## Begin Supplied material

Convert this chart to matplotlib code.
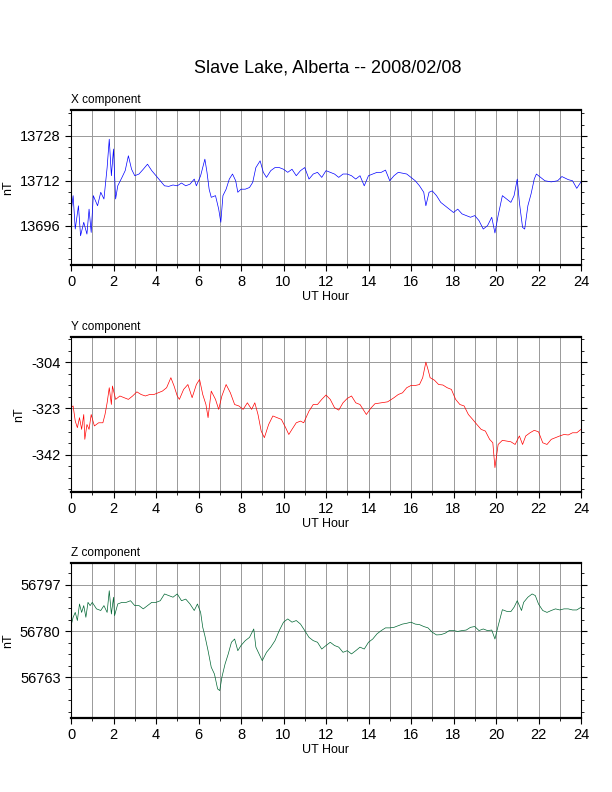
import matplotlib
matplotlib.use("Agg")
import matplotlib.pyplot as plt
from matplotlib.ticker import MultipleLocator

plt.rcParams['font.family'] = ['Liberation Sans', 'DejaVu Sans']
plt.rcParams['axes.unicode_minus'] = False

x_hours = [0,0.1,0.2,0.35,0.45,0.6,0.75,0.85,0.95,1.05,1.25,1.4,1.55,1.7,1.8,1.9,2.0,2.1,2.2,2.4,2.55,2.7,2.85,3.0,3.2,3.4,3.6,3.8,4.0,4.2,4.4,4.6,4.8,5.0,5.2,5.4,5.6,5.8,5.9,6.1,6.3,6.4,6.5,6.6,6.8,6.95,7.05,7.15,7.3,7.45,7.6,7.75,7.85,8.0,8.2,8.4,8.55,8.7,8.9,9.05,9.2,9.4,9.6,9.8,10.0,10.2,10.4,10.6,10.8,11.0,11.2,11.4,11.6,11.8,12.0,12.2,12.4,12.6,12.8,13.0,13.2,13.4,13.6,13.8,14.0,14.2,14.4,14.6,14.8,15.0,15.2,15.4,15.6,15.8,16.0,16.2,16.4,16.6,16.7,16.85,17.0,17.2,17.4,17.6,17.8,18.0,18.2,18.4,18.6,18.8,19.0,19.2,19.4,19.6,19.8,19.95,20.1,20.3,20.5,20.7,20.85,21.0,21.1,21.25,21.35,21.5,21.65,21.8,21.9,22.1,22.3,22.6,22.9,23.1,23.4,23.6,23.8,24.0]
x_vals = [13700.7,13706.7,13694.8,13703.1,13692.4,13697.2,13693.0,13701.9,13693.6,13706.7,13703.1,13707.9,13705.5,13716.7,13726.8,13713.8,13723.3,13705.5,13710.2,13713.2,13715.6,13720.9,13716.1,13713.8,13714.4,13716.1,13717.9,13715.6,13713.8,13712.0,13710.2,13710.0,13710.5,13710.2,13711.2,13710.2,13710.8,13712.6,13710.2,13713.8,13719.7,13715.0,13709.0,13706.1,13706.7,13701.9,13697.2,13706.7,13709.0,13712.6,13714.4,13712.0,13707.9,13709.0,13709.0,13709.6,13711.4,13716.7,13719.1,13715.0,13713.2,13715.6,13716.7,13716.7,13716.1,13715.0,13716.1,13713.8,13715.6,13716.7,13712.6,13714.4,13715.0,13713.2,13715.6,13715.0,13714.4,13713.2,13714.4,13714.4,13713.8,13712.6,13713.8,13710.2,13713.8,13714.4,13715.0,13715.0,13715.8,13712.0,13713.8,13715.0,13714.7,13714.4,13713.2,13712.0,13710.2,13707.9,13703.1,13707.9,13708.4,13706.7,13704.3,13703.1,13701.9,13700.7,13701.9,13700.2,13699.6,13699.0,13699.6,13697.8,13694.8,13696.0,13699.0,13693.4,13699.6,13706.7,13705.5,13704.3,13706.7,13712.6,13704.3,13695.4,13694.8,13703.1,13707.3,13712.6,13714.4,13713.2,13712.0,13711.6,13712.0,13713.5,13712.4,13712.0,13709.3,13711.6]

y_hours = [0,0.1,0.2,0.3,0.4,0.5,0.6,0.65,0.75,0.85,0.95,1.1,1.3,1.5,1.6,1.7,1.8,1.9,1.95,2.1,2.3,2.5,2.7,2.9,3.1,3.3,3.5,3.7,3.9,4.1,4.3,4.5,4.7,4.85,5.0,5.1,5.3,5.5,5.7,5.9,6.05,6.2,6.35,6.45,6.6,6.8,6.95,7.1,7.3,7.5,7.7,7.9,8.1,8.3,8.5,8.65,8.8,8.95,9.1,9.3,9.5,9.7,9.9,10.1,10.25,10.4,10.6,10.8,10.95,11.2,11.4,11.6,11.8,12.0,12.2,12.4,12.6,12.8,13.0,13.2,13.4,13.6,13.8,13.9,14.1,14.3,14.6,14.9,15.2,15.4,15.6,15.8,16.0,16.2,16.4,16.55,16.7,16.8,16.9,17.1,17.3,17.5,17.7,17.9,18.1,18.3,18.5,18.7,18.9,19.1,19.3,19.5,19.7,19.85,19.95,20.1,20.3,20.5,20.7,20.9,21.1,21.25,21.4,21.6,21.8,22.0,22.2,22.4,22.6,22.8,23.0,23.2,23.4,23.6,23.8,24.0]
y_vals = [-322.7,-322.0,-328.2,-330.9,-326.8,-331.6,-325.5,-335.7,-329.6,-331.6,-325.5,-330.2,-328.9,-328.9,-325.5,-320.7,-314.5,-321.4,-313.8,-319.3,-317.9,-318.6,-319.3,-317.9,-316.2,-317.3,-317.9,-317.3,-317.3,-316.6,-315.9,-314.5,-310.4,-313.8,-317.9,-319.3,-315.2,-313.2,-318.6,-313.2,-311.1,-317.3,-321.4,-326.8,-315.9,-319.3,-323.4,-317.9,-313.2,-316.6,-321.4,-322.0,-323.4,-320.7,-323.4,-320.7,-325.5,-332.3,-335.0,-329.6,-326.1,-326.8,-327.5,-330.9,-333.7,-331.6,-328.9,-328.2,-328.9,-324.1,-321.4,-321.4,-319.3,-317.5,-319.3,-322.7,-323.7,-320.7,-318.9,-317.9,-320.7,-321.4,-324.1,-325.5,-323.0,-321.1,-320.7,-320.3,-318.6,-317.3,-316.6,-314.5,-313.6,-313.6,-313.2,-310.4,-304.0,-307.0,-310.4,-311.4,-313.2,-313.4,-314.5,-315.2,-319.3,-321.4,-322.0,-325.5,-327.5,-329.6,-331.6,-332.3,-335.7,-337.1,-347.3,-337.8,-336.1,-336.4,-336.7,-337.8,-334.3,-337.8,-334.3,-333.0,-332.0,-332.6,-337.1,-337.8,-335.7,-335.0,-334.3,-333.7,-333.9,-333.0,-333.0,-331.6]

z_hours = [0,0.1,0.2,0.3,0.4,0.5,0.6,0.7,0.8,0.9,1.0,1.2,1.4,1.55,1.7,1.8,1.9,2.0,2.05,2.2,2.4,2.6,2.8,3.0,3.2,3.4,3.6,3.8,4.0,4.2,4.4,4.6,4.8,5.0,5.2,5.4,5.6,5.8,5.95,6.1,6.2,6.3,6.45,6.6,6.75,6.9,7.0,7.1,7.25,7.4,7.55,7.7,7.85,8.0,8.2,8.4,8.6,8.7,8.85,9.0,9.2,9.4,9.6,9.8,10.0,10.2,10.4,10.6,10.8,11.0,11.2,11.4,11.6,11.8,12.0,12.2,12.4,12.6,12.8,13.0,13.2,13.4,13.6,13.8,14.0,14.2,14.4,14.6,14.8,15.0,15.2,15.4,15.6,15.8,16.0,16.2,16.4,16.6,16.8,17.0,17.2,17.4,17.6,17.8,18.0,18.2,18.4,18.6,18.8,19.0,19.2,19.4,19.6,19.8,19.95,20.1,20.3,20.5,20.7,20.85,21.0,21.1,21.2,21.3,21.5,21.7,21.85,22.0,22.2,22.4,22.6,22.8,23.0,23.2,23.4,23.6,23.8,24.0]
z_vals = [56782.0,56785.1,56786.9,56783.9,56790.0,56786.9,56789.4,56785.1,56790.6,56789.4,56790.6,56788.2,56787.6,56789.4,56786.9,56794.9,56786.3,56792.5,56785.7,56790.0,56790.6,56790.6,56791.2,56789.4,56789.4,56788.2,56789.4,56790.6,56790.6,56791.2,56793.7,56793.1,56792.5,56793.7,56791.2,56791.8,56790.0,56787.6,56790.0,56786.9,56781.4,56778.3,56772.8,56766.7,56764.2,56758.7,56758.1,56763.0,56767.9,56771.6,56775.9,56777.1,56772.8,56774.7,56776.5,56777.7,56780.8,56774.1,56771.6,56769.1,56772.2,56774.1,56776.5,56780.2,56783.3,56784.5,56783.3,56783.9,56782.6,56780.2,56777.7,56776.5,56775.9,56773.4,56774.7,56775.9,56774.7,56774.1,56772.2,56772.8,56771.6,56772.8,56774.1,56773.4,56775.9,56777.1,56779.0,56780.2,56781.2,56781.2,56781.4,56782.0,56782.6,56782.9,56783.3,56782.6,56782.4,56781.7,56781.2,56779.6,56778.6,56778.7,56779.2,56780.2,56780.2,56779.9,56780.2,56780.4,56781.4,56781.7,56780.2,56780.8,56780.2,56780.4,56777.1,56781.9,56787.9,56787.3,56787.2,56788.8,56791.2,56789.4,56787.6,56790.6,56792.5,56793.7,56793.1,56790.0,56787.6,56786.9,56787.6,56788.2,56787.8,56788.2,56788.2,56787.8,56787.8,56788.8]

panels = [
    ("X component", x_hours, x_vals, "#0000ff", (13682.0, 13737.2), [13696, 13712, 13728], 4),
    ("Y component", y_hours, y_vals, "#ff0000", (-357.3, -293.7), [-342, -323, -304], 4.75),
    ("Z component", z_hours, z_vals, "#006633", (56748.0, 56805.1), [56763, 56780, 56797], 4.25),
]

fig = plt.figure(figsize=(6.12, 7.92), dpi=100)
fig.text(0.535, 1 - 68/792, "Slave Lake, Alberta -- 2008/02/08", ha="center", va="center", fontsize=13)
tops = [110, 337, 563]
for (label, hrs, vals, col, ylim, yt, minor), top in zip(panels, tops):
    ax = fig.add_axes([71/612, 1 - (top + 155)/792, 510/612, 155/792])
    ax.plot(hrs, vals, color=col, lw=0.5)
    ax.set_xlim(0, 24)
    ax.set_ylim(*ylim)
    ax.set_xticks(range(0, 25, 2))
    ax.xaxis.set_minor_locator(MultipleLocator(1))
    ax.set_yticks(yt)
    ax.yaxis.set_minor_locator(MultipleLocator(minor))
    ax.grid(True, which="major", color="#999999", lw=0.7)
    ax.grid(True, which="minor", axis="x", color="#999999", lw=0.7)
    ax.tick_params(which="both", direction="out", right=True, top=False, labelsize=10.5)
    ax.tick_params(which="major", length=4)
    ax.tick_params(which="minor", length=2)
    for s in ["top", "bottom"]:
        ax.spines[s].set_linewidth(1.6)
    for s in ["left", "right"]:
        ax.spines[s].set_linewidth(0.8)
    ax.set_xlabel("UT Hour", fontsize=9, labelpad=1)
    ax.set_ylabel("nT", fontsize=9)
    ax.text(0, 1.025, label, transform=ax.transAxes, fontsize=8.5, ha="left", va="bottom")

fig.savefig("out.png", dpi=100)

## End Supplied material

Note every line above where the string "matplotlib" shows up, and copy those lines.

Response to the exercise
Convert this chart to matplotlib code.
import matplotlib
matplotlib.use("Agg")
import matplotlib.pyplot as plt
from matplotlib.ticker import MultipleLocator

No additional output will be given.